-- start --

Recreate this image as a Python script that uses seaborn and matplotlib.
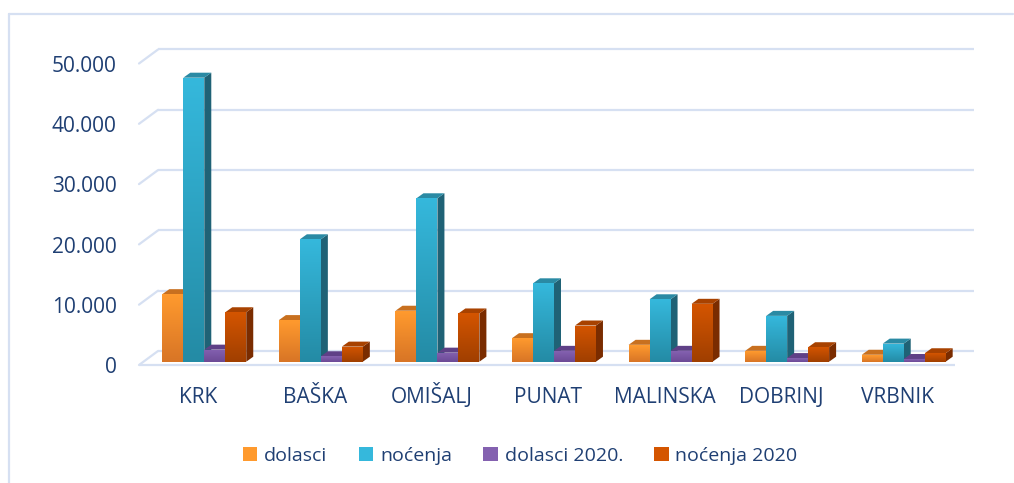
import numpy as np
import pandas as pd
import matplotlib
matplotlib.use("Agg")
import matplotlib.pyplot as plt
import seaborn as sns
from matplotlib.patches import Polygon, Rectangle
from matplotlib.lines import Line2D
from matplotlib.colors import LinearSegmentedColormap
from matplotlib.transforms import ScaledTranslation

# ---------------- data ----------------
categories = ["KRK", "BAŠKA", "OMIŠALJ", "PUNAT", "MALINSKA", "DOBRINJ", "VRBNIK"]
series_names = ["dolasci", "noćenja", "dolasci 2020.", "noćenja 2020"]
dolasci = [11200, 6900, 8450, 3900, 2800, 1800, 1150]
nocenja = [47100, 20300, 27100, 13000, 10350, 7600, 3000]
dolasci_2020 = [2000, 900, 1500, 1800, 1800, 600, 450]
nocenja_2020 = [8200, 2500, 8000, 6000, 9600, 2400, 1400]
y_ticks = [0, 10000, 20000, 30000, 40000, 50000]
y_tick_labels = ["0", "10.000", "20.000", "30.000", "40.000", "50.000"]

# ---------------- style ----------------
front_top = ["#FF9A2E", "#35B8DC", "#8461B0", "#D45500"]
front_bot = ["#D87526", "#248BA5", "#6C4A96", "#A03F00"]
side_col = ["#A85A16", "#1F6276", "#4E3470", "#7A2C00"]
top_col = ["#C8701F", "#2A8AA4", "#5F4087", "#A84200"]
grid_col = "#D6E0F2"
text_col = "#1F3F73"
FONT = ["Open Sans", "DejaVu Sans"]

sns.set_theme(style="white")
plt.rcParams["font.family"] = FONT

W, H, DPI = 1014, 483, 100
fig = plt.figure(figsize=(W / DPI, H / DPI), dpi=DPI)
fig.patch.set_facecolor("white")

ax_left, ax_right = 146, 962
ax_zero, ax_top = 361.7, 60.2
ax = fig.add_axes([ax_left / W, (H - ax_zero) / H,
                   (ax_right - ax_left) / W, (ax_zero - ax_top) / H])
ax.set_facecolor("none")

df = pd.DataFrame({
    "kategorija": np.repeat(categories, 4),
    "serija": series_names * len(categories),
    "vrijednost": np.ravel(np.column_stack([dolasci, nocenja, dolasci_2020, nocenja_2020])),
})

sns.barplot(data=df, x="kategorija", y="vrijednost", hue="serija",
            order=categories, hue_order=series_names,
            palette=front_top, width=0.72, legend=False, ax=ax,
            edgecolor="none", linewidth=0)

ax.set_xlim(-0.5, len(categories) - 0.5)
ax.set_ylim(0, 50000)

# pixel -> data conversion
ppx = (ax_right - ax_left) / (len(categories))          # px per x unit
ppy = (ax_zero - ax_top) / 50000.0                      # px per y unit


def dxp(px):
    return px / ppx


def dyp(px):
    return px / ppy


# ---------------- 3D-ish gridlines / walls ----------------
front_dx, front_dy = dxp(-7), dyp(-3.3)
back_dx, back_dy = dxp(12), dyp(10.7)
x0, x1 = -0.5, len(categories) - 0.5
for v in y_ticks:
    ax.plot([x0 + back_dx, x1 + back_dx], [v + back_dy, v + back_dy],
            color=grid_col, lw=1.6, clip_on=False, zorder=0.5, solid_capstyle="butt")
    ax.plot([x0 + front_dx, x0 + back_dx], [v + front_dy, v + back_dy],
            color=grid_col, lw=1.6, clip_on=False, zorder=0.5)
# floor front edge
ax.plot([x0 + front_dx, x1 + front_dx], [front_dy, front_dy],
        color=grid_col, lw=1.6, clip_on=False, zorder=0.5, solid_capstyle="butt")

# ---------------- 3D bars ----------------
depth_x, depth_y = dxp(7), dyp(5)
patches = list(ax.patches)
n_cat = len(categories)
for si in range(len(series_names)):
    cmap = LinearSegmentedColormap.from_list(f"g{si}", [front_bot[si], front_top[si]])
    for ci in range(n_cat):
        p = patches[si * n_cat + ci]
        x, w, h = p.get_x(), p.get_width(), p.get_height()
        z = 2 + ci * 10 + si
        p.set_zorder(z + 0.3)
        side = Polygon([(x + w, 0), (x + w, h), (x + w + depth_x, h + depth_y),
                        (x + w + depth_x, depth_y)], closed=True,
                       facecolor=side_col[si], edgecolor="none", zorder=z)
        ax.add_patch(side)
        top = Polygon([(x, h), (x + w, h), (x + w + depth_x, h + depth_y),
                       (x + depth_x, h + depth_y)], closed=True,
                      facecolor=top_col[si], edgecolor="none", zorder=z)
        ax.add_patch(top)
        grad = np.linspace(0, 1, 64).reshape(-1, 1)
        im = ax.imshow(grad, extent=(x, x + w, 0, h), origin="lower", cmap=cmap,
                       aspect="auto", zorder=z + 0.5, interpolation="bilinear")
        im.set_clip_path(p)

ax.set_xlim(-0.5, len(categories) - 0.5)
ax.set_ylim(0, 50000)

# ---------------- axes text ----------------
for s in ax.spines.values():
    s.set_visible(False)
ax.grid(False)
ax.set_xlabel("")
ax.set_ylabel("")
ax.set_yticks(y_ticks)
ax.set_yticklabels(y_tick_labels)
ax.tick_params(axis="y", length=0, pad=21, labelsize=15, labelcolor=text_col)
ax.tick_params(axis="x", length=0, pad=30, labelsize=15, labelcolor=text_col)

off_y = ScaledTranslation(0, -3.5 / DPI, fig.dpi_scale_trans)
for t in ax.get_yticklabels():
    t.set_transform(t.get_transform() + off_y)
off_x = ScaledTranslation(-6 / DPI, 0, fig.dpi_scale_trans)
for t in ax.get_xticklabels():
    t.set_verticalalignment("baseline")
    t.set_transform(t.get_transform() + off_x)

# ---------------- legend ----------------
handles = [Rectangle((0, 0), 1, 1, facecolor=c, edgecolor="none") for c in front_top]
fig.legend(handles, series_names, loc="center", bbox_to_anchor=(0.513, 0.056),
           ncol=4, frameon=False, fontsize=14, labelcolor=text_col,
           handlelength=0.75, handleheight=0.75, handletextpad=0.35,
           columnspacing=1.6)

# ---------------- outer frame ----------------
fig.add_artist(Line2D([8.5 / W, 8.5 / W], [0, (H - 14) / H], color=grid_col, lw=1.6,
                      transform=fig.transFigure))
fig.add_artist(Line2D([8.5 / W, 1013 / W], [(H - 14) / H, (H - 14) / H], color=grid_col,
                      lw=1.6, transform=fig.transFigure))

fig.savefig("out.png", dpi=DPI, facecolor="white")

-- end --

[SHORT PROBLEM]
Every line of the material is to be quoted exactly, with no pictures carried over.

[REPLY]
Recreate this image as a Python script that uses seaborn and matplotlib.
import numpy as np
import pandas as pd
import matplotlib
matplotlib.use("Agg")
import matplotlib.pyplot as plt
import seaborn as sns
from matplotlib.patches import Polygon, Rectangle
from matplotlib.lines import Line2D
from matplotlib.colors import LinearSegmentedColormap
from matplotlib.transforms import ScaledTranslation

# ---------------- data ----------------
categories = ["KRK", "BAŠKA", "OMIŠALJ", "PUNAT", "MALINSKA", "DOBRINJ", "VRBNIK"]
series_names = ["dolasci", "noćenja", "dolasci 2020.", "noćenja 2020"]
dolasci = [11200, 6900, 8450, 3900, 2800, 1800, 1150]
nocenja = [47100, 20300, 27100, 13000, 10350, 7600, 3000]
dolasci_2020 = [2000, 900, 1500, 1800, 1800, 600, 450]
nocenja_2020 = [8200, 2500, 8000, 6000, 9600, 2400, 1400]
y_ticks = [0, 10000, 20000, 30000, 40000, 50000]
y_tick_labels = ["0", "10.000", "20.000", "30.000", "40.000", "50.000"]

# ---------------- style ----------------
front_top = ["#FF9A2E", "#35B8DC", "#8461B0", "#D45500"]
front_bot = ["#D87526", "#248BA5", "#6C4A96", "#A03F00"]
side_col = ["#A85A16", "#1F6276", "#4E3470", "#7A2C00"]
top_col = ["#C8701F", "#2A8AA4", "#5F4087", "#A84200"]
grid_col = "#D6E0F2"
text_col = "#1F3F73"
FONT = ["Open Sans", "DejaVu Sans"]

sns.set_theme(style="white")
plt.rcParams["font.family"] = FONT

W, H, DPI = 1014, 483, 100
fig = plt.figure(figsize=(W / DPI, H / DPI), dpi=DPI)
fig.patch.set_facecolor("white")

ax_left, ax_right = 146, 962
ax_zero, ax_top = 361.7, 60.2
ax = fig.add_axes([ax_left / W, (H - ax_zero) / H,
                   (ax_right - ax_left) / W, (ax_zero - ax_top) / H])
ax.set_facecolor("none")

df = pd.DataFrame({
    "kategorija": np.repeat(categories, 4),
    "serija": series_names * len(categories),
    "vrijednost": np.ravel(np.column_stack([dolasci, nocenja, dolasci_2020, nocenja_2020])),
})

sns.barplot(data=df, x="kategorija", y="vrijednost", hue="serija",
            order=categories, hue_order=series_names,
            palette=front_top, width=0.72, legend=False, ax=ax,
            edgecolor="none", linewidth=0)

ax.set_xlim(-0.5, len(categories) - 0.5)
ax.set_ylim(0, 50000)

# pixel -> data conversion
ppx = (ax_right - ax_left) / (len(categories))          # px per x unit
ppy = (ax_zero - ax_top) / 50000.0                      # px per y unit


def dxp(px):
    return px / ppx


def dyp(px):
    return px / ppy


# ---------------- 3D-ish gridlines / walls ----------------
front_dx, front_dy = dxp(-7), dyp(-3.3)
back_dx, back_dy = dxp(12), dyp(10.7)
x0, x1 = -0.5, len(categories) - 0.5
for v in y_ticks:
    ax.plot([x0 + back_dx, x1 + back_dx], [v + back_dy, v + back_dy],
            color=grid_col, lw=1.6, clip_on=False, zorder=0.5, solid_capstyle="butt")
    ax.plot([x0 + front_dx, x0 + back_dx], [v + front_dy, v + back_dy],
            color=grid_col, lw=1.6, clip_on=False, zorder=0.5)
# floor front edge
ax.plot([x0 + front_dx, x1 + front_dx], [front_dy, front_dy],
        color=grid_col, lw=1.6, clip_on=False, zorder=0.5, solid_capstyle="butt")

# ---------------- 3D bars ----------------
depth_x, depth_y = dxp(7), dyp(5)
patches = list(ax.patches)
n_cat = len(categories)
for si in range(len(series_names)):
    cmap = LinearSegmentedColormap.from_list(f"g{si}", [front_bot[si], front_top[si]])
    for ci in range(n_cat):
        p = patches[si * n_cat + ci]
        x, w, h = p.get_x(), p.get_width(), p.get_height()
        z = 2 + ci * 10 + si
        p.set_zorder(z + 0.3)
        side = Polygon([(x + w, 0), (x + w, h), (x + w + depth_x, h + depth_y),
                        (x + w + depth_x, depth_y)], closed=True,
                       facecolor=side_col[si], edgecolor="none", zorder=z)
        ax.add_patch(side)
        top = Polygon([(x, h), (x + w, h), (x + w + depth_x, h + depth_y),
                       (x + depth_x, h + depth_y)], closed=True,
                      facecolor=top_col[si], edgecolor="none", zorder=z)
        ax.add_patch(top)
        grad = np.linspace(0, 1, 64).reshape(-1, 1)
        im = ax.imshow(grad, extent=(x, x + w, 0, h), origin="lower", cmap=cmap,
                       aspect="auto", zorder=z + 0.5, interpolation="bilinear")
        im.set_clip_path(p)

ax.set_xlim(-0.5, len(categories) - 0.5)
ax.set_ylim(0, 50000)

# ---------------- axes text ----------------
for s in ax.spines.values():
    s.set_visible(False)
ax.grid(False)
ax.set_xlabel("")
ax.set_ylabel("")
ax.set_yticks(y_ticks)
ax.set_yticklabels(y_tick_labels)
ax.tick_params(axis="y", length=0, pad=21, labelsize=15, labelcolor=text_col)
ax.tick_params(axis="x", length=0, pad=30, labelsize=15, labelcolor=text_col)

off_y = ScaledTranslation(0, -3.5 / DPI, fig.dpi_scale_trans)
for t in ax.get_yticklabels():
    t.set_transform(t.get_transform() + off_y)
off_x = ScaledTranslation(-6 / DPI, 0, fig.dpi_scale_trans)
for t in ax.get_xticklabels():
    t.set_verticalalignment("baseline")
    t.set_transform(t.get_transform() + off_x)

# ---------------- legend ----------------
handles = [Rectangle((0, 0), 1, 1, facecolor=c, edgecolor="none") for c in front_top]
fig.legend(handles, series_names, loc="center", bbox_to_anchor=(0.513, 0.056),
           ncol=4, frameon=False, fontsize=14, labelcolor=text_col,
           handlelength=0.75, handleheight=0.75, handletextpad=0.35,
           columnspacing=1.6)

# ---------------- outer frame ----------------
fig.add_artist(Line2D([8.5 / W, 8.5 / W], [0, (H - 14) / H], color=grid_col, lw=1.6,
                      transform=fig.transFigure))
fig.add_artist(Line2D([8.5 / W, 1013 / W], [(H - 14) / H, (H - 14) / H], color=grid_col,
                      lw=1.6, transform=fig.transFigure))

fig.savefig("out.png", dpi=DPI, facecolor="white")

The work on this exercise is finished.